Tesla Coil Audio Driver does exactly this. It's a free browser app, works on your phone, no install needed. Open it, pair your coil, pick a sound from the library or play the keyboard. The app generates audio signals that Tesla coils can actually reproduce as clean musical notes.

There's a full setup guide for Bluetooth Tesla coils if you want the step-by-step, and a compatibility page that covers what types of hardware work with the app.

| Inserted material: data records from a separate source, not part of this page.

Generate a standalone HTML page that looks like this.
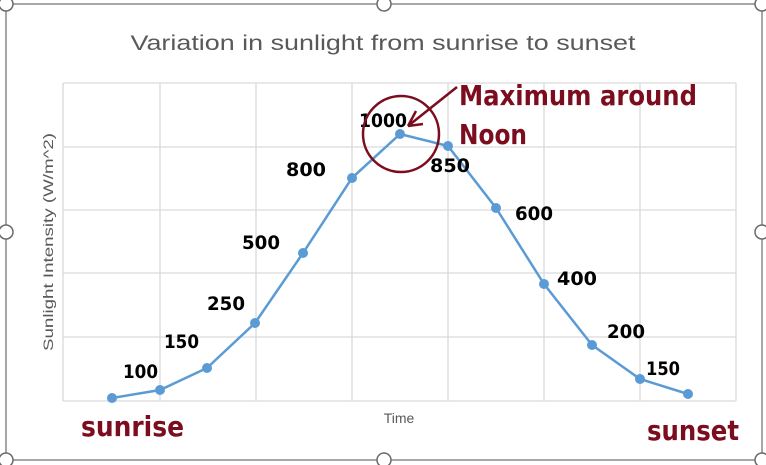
<!DOCTYPE html>
<html><head><style>
body{margin:0;background:#fff;}
svg{display:block;}
</style></head><body>
<svg width="766" height="465" xmlns="http://www.w3.org/2000/svg">
<rect x="0" y="0" width="766" height="465" fill="#fff"/>
<rect x="6" y="4" width="756" height="456" fill="#fff" stroke="#8a8a8a" stroke-width="1.5"/>
<g stroke="#d9d9d9" stroke-width="1.3" fill="none">
<path d="M63 83H736M63 147H736M63 210H736M63 273H736M63 337H736M63 401H736"/>
<path d="M63 83V401M160 83V401M256 83V401M352 83V401M448 83V401M544 83V401M640 83V401M736 83V401"/>
</g>
<text x="383" y="50" text-anchor="middle" font-family="Liberation Sans, sans-serif" font-size="21" fill="#595959" textLength="505" lengthAdjust="spacingAndGlyphs">Variation in sunlight from sunrise to sunset</text>
<text x="399" y="423" text-anchor="middle" font-family="Liberation Sans, sans-serif" font-size="14" fill="#595959">Time</text>
<text transform="translate(53,242) rotate(-90)" text-anchor="middle" font-family="Liberation Sans, sans-serif" font-size="14" fill="#595959" textLength="218" lengthAdjust="spacingAndGlyphs">Sunlight Intensity (W/m^2)</text>
<polyline fill="none" stroke="#5b9bd5" stroke-width="2.5" points="112,398 160,390 207,368 255,323 303,253 352,178 400,134 448,146 496,208 544,284 592,345 640,379 688,394"/>
<g fill="#5b9bd5">
<circle cx="112" cy="398" r="5"/><circle cx="160" cy="390" r="5"/><circle cx="207" cy="368" r="5"/><circle cx="255" cy="323" r="5"/><circle cx="303" cy="253" r="5"/><circle cx="352" cy="178" r="5"/><circle cx="400" cy="134" r="5"/><circle cx="448" cy="146" r="5"/><circle cx="496" cy="208" r="5"/><circle cx="544" cy="284" r="5"/><circle cx="592" cy="345" r="5"/><circle cx="640" cy="379" r="5"/><circle cx="688" cy="394" r="5"/>
</g>
<g font-family="DejaVu Sans, sans-serif" font-weight="bold" font-size="19" fill="#000" lengthAdjust="spacingAndGlyphs">
<text x="123" y="378" textLength="35" lengthAdjust="spacingAndGlyphs">100</text>
<text x="164" y="348" textLength="35" lengthAdjust="spacingAndGlyphs">150</text>
<text x="207" y="310" textLength="38" lengthAdjust="spacingAndGlyphs">250</text>
<text x="242" y="249" textLength="38" lengthAdjust="spacingAndGlyphs">500</text>
<text x="286" y="176" textLength="40" lengthAdjust="spacingAndGlyphs">800</text>
<text x="359" y="127" textLength="48" lengthAdjust="spacingAndGlyphs">1000</text>
<text x="430" y="172" textLength="40" lengthAdjust="spacingAndGlyphs">850</text>
<text x="515" y="220" textLength="38" lengthAdjust="spacingAndGlyphs">600</text>
<text x="557" y="285" textLength="40" lengthAdjust="spacingAndGlyphs">400</text>
<text x="607" y="338" textLength="38" lengthAdjust="spacingAndGlyphs">200</text>
<text x="646" y="375" textLength="34" lengthAdjust="spacingAndGlyphs">150</text>
</g>
<circle cx="401" cy="134" r="38" fill="none" stroke="#7b0d1e" stroke-width="2.5"/>
<path d="M457 87L408 126M408 126L416 111M408 126L423 124" stroke="#7b0d1e" stroke-width="2.5" fill="none"/>
<g font-family="DejaVu Sans, sans-serif" font-weight="bold" font-size="28" fill="#7b0d1e">
<text x="459" y="105" textLength="238" lengthAdjust="spacingAndGlyphs">Maximum around</text>
<text x="459" y="144" textLength="68" lengthAdjust="spacingAndGlyphs">Noon</text>
<text x="81" y="436" textLength="103" lengthAdjust="spacingAndGlyphs">sunrise</text>
<text x="647" y="440" textLength="92" lengthAdjust="spacingAndGlyphs">sunset</text>
</g>
<g fill="#fff" stroke="#6a6a6a" stroke-width="1.5">
<circle cx="6" cy="4" r="7"/><circle cx="384" cy="4" r="7"/><circle cx="762" cy="4" r="7"/>
<circle cx="6" cy="232" r="7"/><circle cx="762" cy="232" r="7"/>
<circle cx="6" cy="460" r="7"/><circle cx="384" cy="460" r="7"/><circle cx="762" cy="460" r="7"/>
</g>
</svg>
</body></html>
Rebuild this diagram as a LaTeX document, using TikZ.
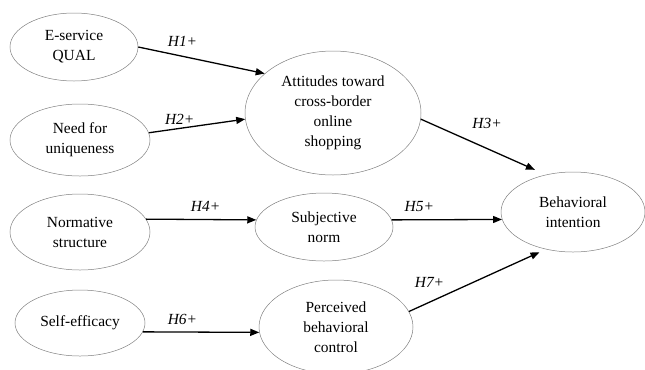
\documentclass[tikz,border=0pt]{standalone}
\usepackage{fontspec}
\setmainfont{Liberation Serif}
\usetikzlibrary{shapes.geometric,arrows.meta}

\begin{document}
\begin{tikzpicture}[x=1bp,y=-1bp,>={Triangle[length=9bp,width=7bp]},
    every node/.style={font=\fontsize{15.5}{20}\selectfont},
    construct/.style={ellipse,draw=gray,line width=0.5bp,inner sep=0pt,align=center},
    link/.style={->,line width=1.3bp},
    hyp/.style={font=\fontsize{15.5}{20}\selectfont\itshape,inner sep=0pt}]
    \useasboundingbox (0,0) rectangle (645,369);
    \node[construct,minimum width=128bp,minimum height=68bp] (1) at (74,47) {E-service\\QUAL};
    \node[construct,minimum width=140bp,minimum height=72bp] (2) at (80,140) {Need for\\uniqueness};
    \node[construct,minimum width=176bp,minimum height=124bp] (3) at (333,113) {Attitudes toward\\cross-border\\online\\shopping};
    \node[construct,minimum width=140bp,minimum height=76bp] (4) at (80,232) {Normative\\structure};
    \node[construct,minimum width=138bp,minimum height=68bp] (5) at (324,227) {Subjective\\norm};
    \node[construct,minimum width=130bp,minimum height=66bp] (6) at (80,323) {Self-efficacy};
    \node[construct,minimum width=154bp,minimum height=94bp] (7) at (336,327) {Perceived\\behavioral\\control};
    \node[construct,minimum width=144bp,minimum height=80bp] (8) at (573,212) {Behavioral\\intention};
    \draw[link] (1.east) -- node[hyp,pos=.35,above=9bp] {H1+} (3.150);
    \draw[link] (2.6) -- node[hyp,pos=.32,above=3bp] {H2+} (3.184);
    \draw[link,shorten >=12bp] (3.356) -- node[hyp,pos=.53,above=19bp] {H3+} (8.126);
    \draw[link] (4.11) -- node[hyp,pos=.54,above=7.5bp] {H4+} (5.174);
    \draw[link] (5.6) -- node[hyp,pos=.25,above=7.5bp] {H5+} (8.186);
    \draw[link] (6.352) -- node[hyp,pos=.34,above=6.5bp] {H6+} (7.184);
    \draw[link,shorten >=7bp] (7.12) -- node[hyp,pos=.15,above=14.5bp] {H7+} (8.234);
\end{tikzpicture}
\end{document}
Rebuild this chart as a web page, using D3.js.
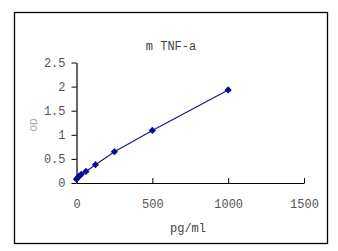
<!DOCTYPE html>
<html>
<head>
<meta charset="utf-8">
<script src="https://cdn.jsdelivr.net/npm/d3@7"></script>
<style>
  body { margin: 0; background: #fff; }
  text { font-family: "Liberation Mono", monospace; }
</style>
</head>
<body>
<div id="chart"></div>
<script>
const conc = [0, 7.8, 15.6, 31.25, 62.5, 125, 250, 500, 1000];
const od = [0.08, 0.11, 0.14, 0.18, 0.24, 0.38, 0.65, 1.09, 1.93];
const xTicks = [0, 500, 1000, 1500];
const yTicks = [0, 0.5, 1, 1.5, 2, 2.5];
const title = 'm TNF-a';

const width = 338, height = 251;
const margin = { top: 62.5, right: 34, bottom: 68, left: 76.5 };

const svg = d3.select('#chart')
  .append('svg')
  .attr('width', width)
  .attr('height', height);

// outer frame
svg.append('rect')
  .attr('x', 14.5).attr('y', 12.5)
  .attr('width', 313).attr('height', 231)
  .attr('fill', 'none')
  .attr('stroke', '#000')
  .attr('stroke-width', 1.3);

const x = d3.scaleLinear().domain([0, 1500]).range([margin.left, width - margin.right]);
const y = d3.scaleLinear().domain([0, 2.5]).range([height - margin.bottom, margin.top]);

const xAxis = svg.append('g')
  .attr('transform', `translate(0,${y(0)})`)
  .call(d3.axisBottom(x).tickValues(xTicks).tickSizeInner(-5).tickSizeOuter(0).tickPadding(16)
    .tickFormat(d => String(d)));

const yAxis = svg.append('g')
  .attr('transform', `translate(${x(0)},0)`)
  .call(d3.axisLeft(y).tickValues(yTicks).tickSizeInner(5).tickSizeOuter(0).tickPadding(6)
    .tickFormat(d => String(d)));

[xAxis, yAxis].forEach(a => {
  a.select('.domain').attr('stroke', '#000').attr('stroke-width', 1.2);
  a.selectAll('.tick line').attr('stroke', '#000');
  a.selectAll('.tick text').attr('fill', '#555').style('font-size', '12px');
});

svg.append('text')
  .attr('x', 171).attr('y', 50)
  .attr('text-anchor', 'middle')
  .attr('fill', '#444')
  .style('font-size', '12px')
  .text(title);

svg.append('text')
  .attr('x', 188).attr('y', 232)
  .attr('text-anchor', 'middle')
  .attr('fill', '#444')
  .style('font-size', '12px')
  .text('pg/ml');

svg.append('text')
  .attr('transform', 'translate(37,125) rotate(-90)')
  .attr('text-anchor', 'middle')
  .attr('fill', '#aaa')
  .style('font-size', '11px')
  .text('OD');

const pts = conc.map((c, i) => [c, od[i]]);

svg.append('path')
  .datum(pts)
  .attr('fill', 'none')
  .attr('stroke', '#1a1a80')
  .attr('stroke-width', 1.2)
  .attr('d', d3.line().x(d => x(d[0])).y(d => y(d[1])));

svg.selectAll('.pt')
  .data(pts)
  .enter()
  .append('path')
  .attr('class', 'pt')
  .attr('transform', d => `translate(${x(d[0])},${y(d[1])}) rotate(45)`)
  .attr('d', d3.symbol().type(d3.symbolSquare).size(26))
  .attr('fill', '#0a0a9a');
</script>
</body>
</html>
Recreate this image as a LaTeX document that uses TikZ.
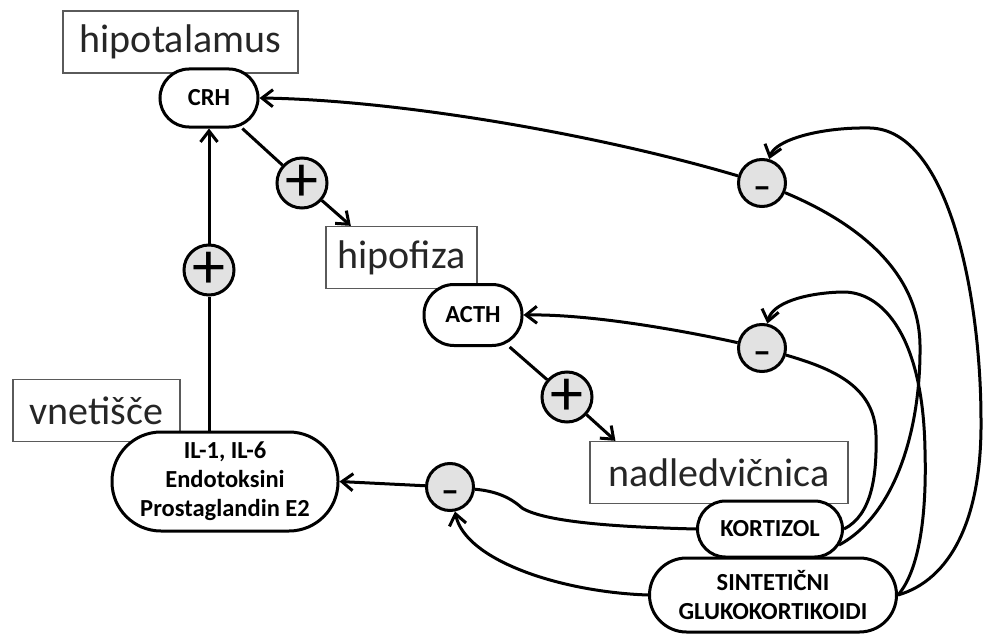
\documentclass[tikz,border=0pt]{standalone}
\usepackage{fontspec}
\setmainfont{Carlito}
\usetikzlibrary{arrows.meta}
\definecolor{signgrey}{RGB}{226,226,226}
\definecolor{boxline}{RGB}{90,90,90}
\tikzset{
  organ/.style={draw=boxline,line width=1.3pt,fill=white,inner sep=0pt,
    minimum height=62,text=black!85,font=\fontsize{40}{44}\selectfont},
  pill/.style={draw,line width=3pt,fill=white,inner sep=0pt,align=center,
    rounded corners=#1,font=\bfseries\fontsize{24.5}{29}\selectfont},
  plussign/.style={circle,draw,line width=3pt,fill=signgrey,inner sep=0pt,
    minimum size=50,font=\fontsize{66}{66}\selectfont},
  minussign/.style={circle,draw,line width=3pt,fill=signgrey,inner sep=0pt,
    minimum size=47,text height=0pt,text depth=0pt,
    font=\bfseries\fontsize{36}{36}\selectfont},
  conn/.style={line width=3pt},
  arr/.style={conn,-{Straight Barb[length=11pt,width=17pt]}},
}
\begin{document}
\begin{tikzpicture}[x=1pt,y=-1pt]
  \useasboundingbox (0,0) rectangle (986,634);
  % organ labels: name / x / y / width / text
  \foreach \nm/\xx/\yy/\ww/\txt in {
    hipot/180.5/42/235/hipotalamus,
    hipof/401.5/257.5/151/hipofiza,
    vnet/96.5/410.5/167/vnetišče,
    nadl/719/472.5/258/nadledvičnica} {
    \node[organ,minimum width=\ww] (\nm) at (\xx,\yy) {\txt};
  }
  % hormones and mediators
  \node[pill=29,minimum width=98,minimum height=58] (crh) at (209,98) {CRH};
  \node[pill=30,minimum width=98,minimum height=61] (acth) at (473,315) {ACTH};
  \node[pill=28,minimum width=145,minimum height=56] (kort) at (770,529) {KORTIZOL};
  \node[pill=37,minimum width=247,minimum height=74] (sint) at (773,595)
    {SINTETIČNI\\GLUKOKORTIKOIDI};
  \node[pill=49,minimum width=226,minimum height=99] (il) at (225,481.5)
    {IL-1, IL-6\\Endotoksini\\Prostaglandin E2};
  % stimulation / inhibition signs
  \foreach \nm/\xx/\yy in {pA/302/183, pB/567/397, pC/209/270}
    \node[plussign] (\nm) at (\xx,\yy) {+};
  \foreach \nm/\xx/\yy in {mA/762/183, mB/762/348, mC/450/487}
    \node[minussign] (\nm) at (\xx,\yy) {\raisebox{-15pt}{–}};
  % axis: CRH -> ACTH -> kortizol
  \draw[conn] (crh) -- (pA);
  \draw[arr] (pA) -- (hipof.148);
  \draw[conn] (acth) -- (pB);
  \draw[arr] (pB) -- (nadl.163);
  \draw[conn] (pC |- il.north) -- (pC);
  \draw[arr] (pC) -- (pC |- crh.south);
  % negative feedback
  \draw[arr] (mA) .. controls (600,135) and (400,100) .. (crh.east);
  \draw[arr] (mB) .. controls (680,330) and (590,314) .. (acth.east);
  \draw[arr] (mC) -- (il.east);
  % from kortizol
  \draw[conn] (kort.west) .. controls (615,527) and (545,522) .. (522,508)
    .. controls (510,497) and (495,491) .. (mC);
  \draw[conn] (kort.east) .. controls (872,515) and (877,475) .. (876,435)
    .. controls (875,385) and (830,368) .. (mB);
  \draw[conn] ([xshift=-5pt,yshift=-16pt]kort.east)
    .. controls (895,515) and (921,430) .. (920,345)
    .. controls (919,270) and (855,222) .. (mA);
  % from synthetic glucocorticoids
  \draw[arr] (sint.west) .. controls (560,592) and (465,560) .. (mC);
  \draw[arr] (sint.east) .. controls (950,580) and (982,520) .. (981,420)
    .. controls (981,300) and (950,130) .. (870,128)
    .. controls (820,127) and (775,140) .. (mA);
  \draw[arr] (sint.east) .. controls (918,572) and (927,520) .. (925,450)
    .. controls (923,335) and (882,291) .. (842,292)
    .. controls (805,293) and (772,303) .. (mB);
\end{tikzpicture}
\end{document}
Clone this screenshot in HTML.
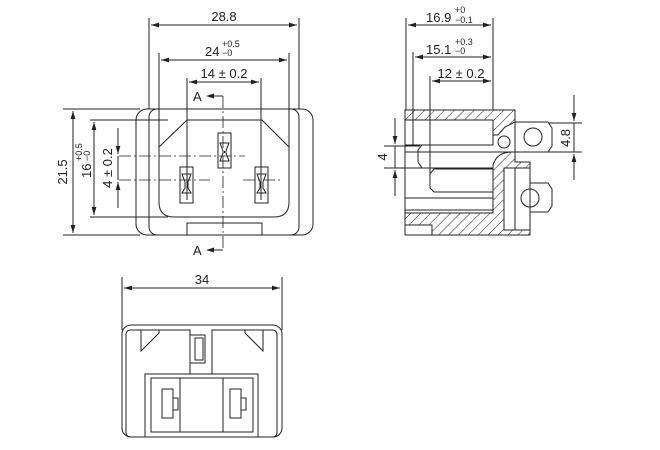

Quick tips from experience

  • Don't run it continuously for more than 10-15 minutes. These things get hot. The driver MOSFETs especially. Let it cool between sessions.
  • Bluetooth module names are random. Your coil might show up as "BT-Tesla," "JDY-64A," "BT-Audio," or just "Tesla Coil." Sometimes it's literally "BK8000" which is the chip name. Don't panic, just pair whatever new device appeared.
  • The power supply matters more than you think. A 2A supply on a coil that wants 3A means weak arcs and bad audio tracking. If your coil sounds weak, try a higher-current power supply before assuming the coil is broken.
  • EMI is real. A Tesla coil 30cm from your laptop can interfere with Bluetooth, Wi-Fi, and USB devices. Give it some distance. If your Bluetooth keeps dropping, move your phone further from the coil (counterintuitive but it works).
  • Phone speakers work for testing. You don't need the coil powered on to check if the app is generating the right signal. Play it through your phone speaker first, get the sound you want, then send it to the coil.

The honest take

Most Bluetooth Tesla coils in the $20-50 range are genuinely fun. They're not high-fidelity instruments and the build quality is hit-or-miss, but watching lightning play a melody on your desk never really gets old. The technology is sound even if the packaging is sometimes questionable.

If you get one and the music part disappoints you, it's almost certainly a software problem, not a hardware problem. The right audio signal makes a massive difference. That's the whole reason the app exists.